Ets Izysoft
Automated Document Intelligence with AI: Enhancing information extraction for a SaaS startup in Yaounde
1. Business context for the client
Our customer, a leading company in document intelligence, specializes in developing solutions for automatically extracting structured information from unstructured document bases. Their goal is ambitious: to harness AI for seamless extraction of critical data from complex documents like invoices and balance sheets. To support this vision, the company aims to enhance their platform with a robust, automated module capable of capturing and organizing knowledge from a variety of financial documents with high precision. This strategic advancement aimed to revolutionize their platform, making it more efficient and aligning with their commitment to delivering cutting-edge document intelligence.
2. The AI / data challenges faced here
Invoices and balance sheets are notoriously difficult to process due to their unstructured nature and varying layouts. Specifically, extracting relevant data from these documents required an AI solution that could interpret not only the textual content but also the geometric positioning of each element on the page. Additionally, the company needed a way to organize this extracted information into structured categories defined by their customers.

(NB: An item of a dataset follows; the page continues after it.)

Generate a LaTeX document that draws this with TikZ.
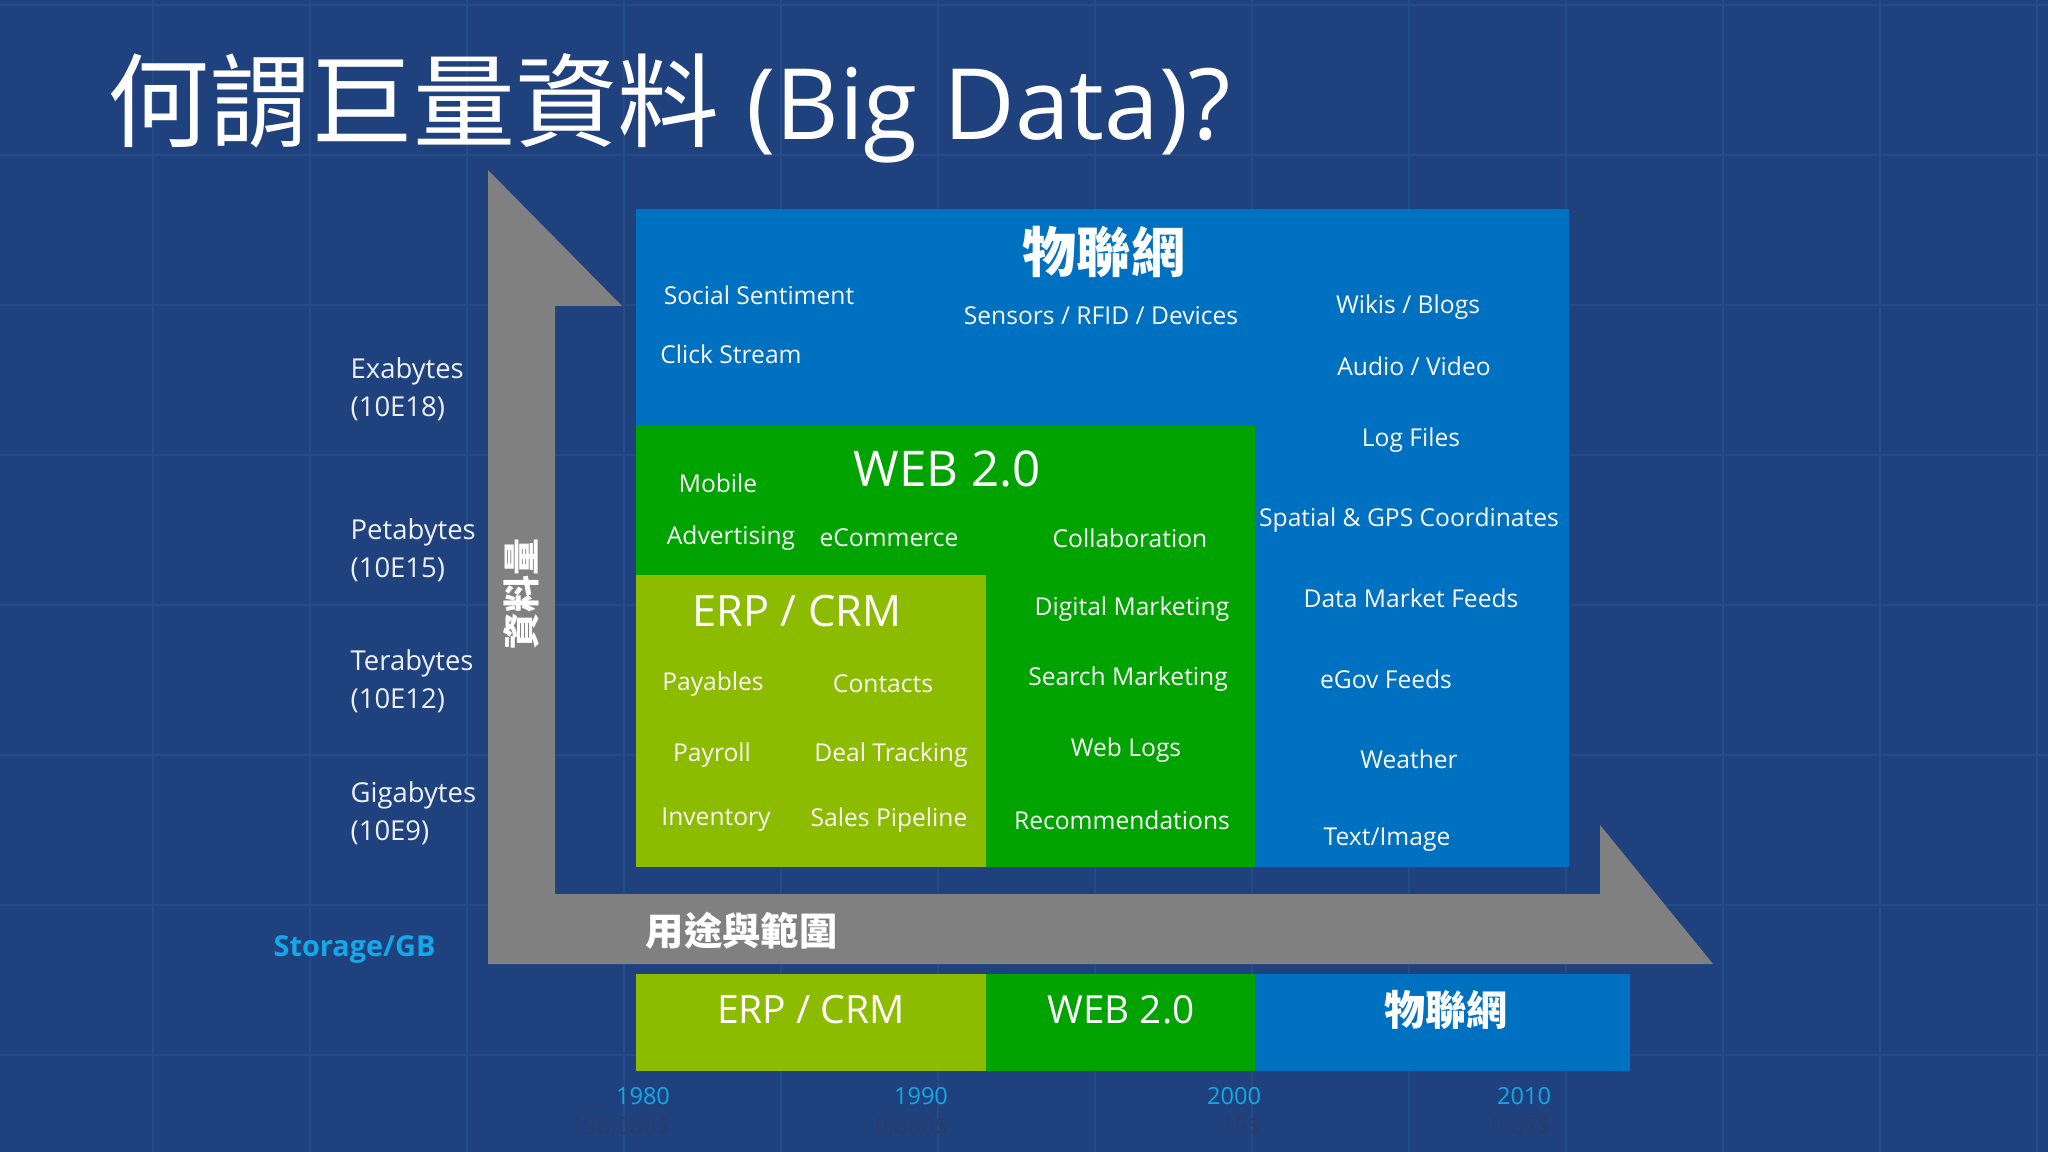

Without automation, the company faced time-consuming, manual data extraction processes that hindered scalability and accuracy. These challenges prevented them from offering clients a streamlined solution for document-based knowledge retrieval, which is crucial in fields requiring extensive data verification and compliance checks.
3. How Bubo helped on this
Bubo collaborated with the company to deploy a customized AI-powered solution focused on three main functionalities: text and coordinate extraction, document classification, and information reconciliation.

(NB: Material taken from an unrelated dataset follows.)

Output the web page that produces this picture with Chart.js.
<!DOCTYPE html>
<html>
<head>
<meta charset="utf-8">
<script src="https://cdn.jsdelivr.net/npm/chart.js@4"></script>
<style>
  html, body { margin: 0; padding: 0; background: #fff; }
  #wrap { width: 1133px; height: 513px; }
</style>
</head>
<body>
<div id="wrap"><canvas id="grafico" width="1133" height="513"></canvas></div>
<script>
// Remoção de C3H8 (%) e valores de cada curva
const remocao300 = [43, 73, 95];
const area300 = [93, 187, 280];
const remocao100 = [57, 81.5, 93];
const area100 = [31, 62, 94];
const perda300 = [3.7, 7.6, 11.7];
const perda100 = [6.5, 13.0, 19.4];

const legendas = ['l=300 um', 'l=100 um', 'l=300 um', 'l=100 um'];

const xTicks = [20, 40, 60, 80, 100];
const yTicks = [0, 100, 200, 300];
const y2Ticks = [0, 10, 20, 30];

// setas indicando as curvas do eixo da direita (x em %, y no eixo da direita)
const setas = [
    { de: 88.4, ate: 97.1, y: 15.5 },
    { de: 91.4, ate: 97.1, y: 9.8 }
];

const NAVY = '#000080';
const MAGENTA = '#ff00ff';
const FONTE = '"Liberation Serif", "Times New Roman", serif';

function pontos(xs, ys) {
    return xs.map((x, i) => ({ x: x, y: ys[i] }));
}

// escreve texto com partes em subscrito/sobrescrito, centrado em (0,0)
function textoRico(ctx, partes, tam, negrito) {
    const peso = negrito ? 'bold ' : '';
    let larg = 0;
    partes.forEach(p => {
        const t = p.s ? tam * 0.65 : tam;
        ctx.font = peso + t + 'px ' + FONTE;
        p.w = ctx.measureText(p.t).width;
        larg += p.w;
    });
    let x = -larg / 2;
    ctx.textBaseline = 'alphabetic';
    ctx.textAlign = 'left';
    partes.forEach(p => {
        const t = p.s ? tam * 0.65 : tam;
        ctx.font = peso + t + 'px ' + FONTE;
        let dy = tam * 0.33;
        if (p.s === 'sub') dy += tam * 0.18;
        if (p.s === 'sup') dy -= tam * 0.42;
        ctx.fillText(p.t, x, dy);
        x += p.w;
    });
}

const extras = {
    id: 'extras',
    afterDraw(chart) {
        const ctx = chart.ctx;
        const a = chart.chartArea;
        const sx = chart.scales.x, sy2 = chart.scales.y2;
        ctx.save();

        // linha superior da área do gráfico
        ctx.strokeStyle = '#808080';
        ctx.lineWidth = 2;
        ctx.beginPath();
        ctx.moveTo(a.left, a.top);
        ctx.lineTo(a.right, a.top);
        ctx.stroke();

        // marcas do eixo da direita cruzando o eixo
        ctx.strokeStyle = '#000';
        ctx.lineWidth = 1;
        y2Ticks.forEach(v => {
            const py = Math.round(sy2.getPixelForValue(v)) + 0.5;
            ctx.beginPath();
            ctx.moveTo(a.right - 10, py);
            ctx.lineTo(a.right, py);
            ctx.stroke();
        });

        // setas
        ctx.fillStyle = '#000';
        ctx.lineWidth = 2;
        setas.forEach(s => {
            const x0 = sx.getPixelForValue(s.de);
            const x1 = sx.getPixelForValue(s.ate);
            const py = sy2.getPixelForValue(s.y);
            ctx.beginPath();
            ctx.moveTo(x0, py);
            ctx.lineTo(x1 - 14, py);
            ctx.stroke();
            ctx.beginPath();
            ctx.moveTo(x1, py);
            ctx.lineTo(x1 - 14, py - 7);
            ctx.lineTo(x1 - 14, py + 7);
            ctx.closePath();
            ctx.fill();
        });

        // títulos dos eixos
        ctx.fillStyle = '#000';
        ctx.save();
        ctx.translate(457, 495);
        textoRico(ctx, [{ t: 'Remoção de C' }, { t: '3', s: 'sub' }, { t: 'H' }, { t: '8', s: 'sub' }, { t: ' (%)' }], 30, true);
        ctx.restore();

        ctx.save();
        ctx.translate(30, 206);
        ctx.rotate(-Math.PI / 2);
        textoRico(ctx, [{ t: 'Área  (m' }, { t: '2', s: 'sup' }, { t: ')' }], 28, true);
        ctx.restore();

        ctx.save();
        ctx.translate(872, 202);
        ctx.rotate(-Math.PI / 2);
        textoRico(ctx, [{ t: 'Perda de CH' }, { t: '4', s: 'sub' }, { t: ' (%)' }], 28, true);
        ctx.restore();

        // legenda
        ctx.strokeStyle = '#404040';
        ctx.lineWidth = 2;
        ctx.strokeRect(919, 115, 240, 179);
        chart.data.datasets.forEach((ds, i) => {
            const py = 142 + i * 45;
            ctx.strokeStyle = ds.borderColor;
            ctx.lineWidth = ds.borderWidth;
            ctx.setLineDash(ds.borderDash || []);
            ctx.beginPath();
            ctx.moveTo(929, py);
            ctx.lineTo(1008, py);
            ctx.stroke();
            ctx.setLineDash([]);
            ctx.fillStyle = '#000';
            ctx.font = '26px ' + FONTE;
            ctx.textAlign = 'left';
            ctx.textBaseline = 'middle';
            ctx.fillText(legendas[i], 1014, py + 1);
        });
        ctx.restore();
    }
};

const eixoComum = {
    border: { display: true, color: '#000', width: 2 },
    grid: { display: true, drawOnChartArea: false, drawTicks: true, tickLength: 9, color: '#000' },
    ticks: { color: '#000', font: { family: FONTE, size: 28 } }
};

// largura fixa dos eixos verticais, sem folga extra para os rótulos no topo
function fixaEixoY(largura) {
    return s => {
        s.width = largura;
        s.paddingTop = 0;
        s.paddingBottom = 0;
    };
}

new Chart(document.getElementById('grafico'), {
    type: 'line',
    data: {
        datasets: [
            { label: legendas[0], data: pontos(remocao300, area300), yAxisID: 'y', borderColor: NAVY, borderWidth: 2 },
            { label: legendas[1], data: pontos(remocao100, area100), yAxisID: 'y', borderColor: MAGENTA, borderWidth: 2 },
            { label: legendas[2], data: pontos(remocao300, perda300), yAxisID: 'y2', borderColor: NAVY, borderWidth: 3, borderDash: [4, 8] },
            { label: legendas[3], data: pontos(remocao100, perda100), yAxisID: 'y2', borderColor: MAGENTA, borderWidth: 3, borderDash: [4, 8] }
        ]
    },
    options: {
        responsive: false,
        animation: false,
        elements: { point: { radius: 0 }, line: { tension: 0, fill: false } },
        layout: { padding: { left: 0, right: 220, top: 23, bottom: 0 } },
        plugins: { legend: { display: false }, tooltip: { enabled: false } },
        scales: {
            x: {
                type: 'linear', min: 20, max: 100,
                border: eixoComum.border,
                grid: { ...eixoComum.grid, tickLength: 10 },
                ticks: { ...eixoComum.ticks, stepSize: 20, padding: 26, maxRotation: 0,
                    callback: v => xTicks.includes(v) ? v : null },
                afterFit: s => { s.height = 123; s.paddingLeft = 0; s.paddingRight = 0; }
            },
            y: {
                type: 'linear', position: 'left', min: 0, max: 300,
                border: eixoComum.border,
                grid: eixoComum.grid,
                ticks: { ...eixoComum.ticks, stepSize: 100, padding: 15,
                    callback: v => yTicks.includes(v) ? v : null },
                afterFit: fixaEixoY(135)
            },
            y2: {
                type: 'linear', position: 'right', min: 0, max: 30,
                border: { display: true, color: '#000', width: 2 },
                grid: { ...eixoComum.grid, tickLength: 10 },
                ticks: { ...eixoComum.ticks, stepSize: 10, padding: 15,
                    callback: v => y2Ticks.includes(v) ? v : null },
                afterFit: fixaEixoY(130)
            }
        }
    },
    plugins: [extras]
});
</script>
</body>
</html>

- Text and coordinate extraction: Leveraging advanced computer vision models, Bubo enabled our customer to capture both the textual data and spatial coordinates of each word within a document. This dual-layer extraction facilitated precise interpretation of the document’s content and layout, a critical step for accurately processing complex forms and layouts in invoices and balance sheets.
- Document classification: To streamline data processing, Bubo developed AI models capable of automatically classifying documents based on client-specific categories. This classification reduced processing time by routing documents through specialized pipelines, ensuring that each document type received tailored extraction and analysis.
- Key-Value Pair (KVP) extraction and information reconciliation: Using sophisticated AI models, Bubo tackled the intricate task of KVP extraction. These models were trained to identify and extract essential pieces of information (such as dates, amounts, and descriptions) from each document. The final step involved reconciling and organizing this data into structured formats, which were then stored in indexed databases, enabling fast, efficient information retrieval.
4. Results
The partnership led to significant, measurable outcomes:
- Automated extraction reduced manual data processing time by ~60%, enabling the company’s clients to access critical information faster.
- The solution achieved a ~90% accuracy rate in data extraction from invoices, ensuring reliability and reducing errors.
- The company could now handle larger document volumes, processing up to ~2000 documents per day with ease.
- The organized, indexed data structure improved information retrieval, offering clients a seamless experience and supporting better decision-making processes.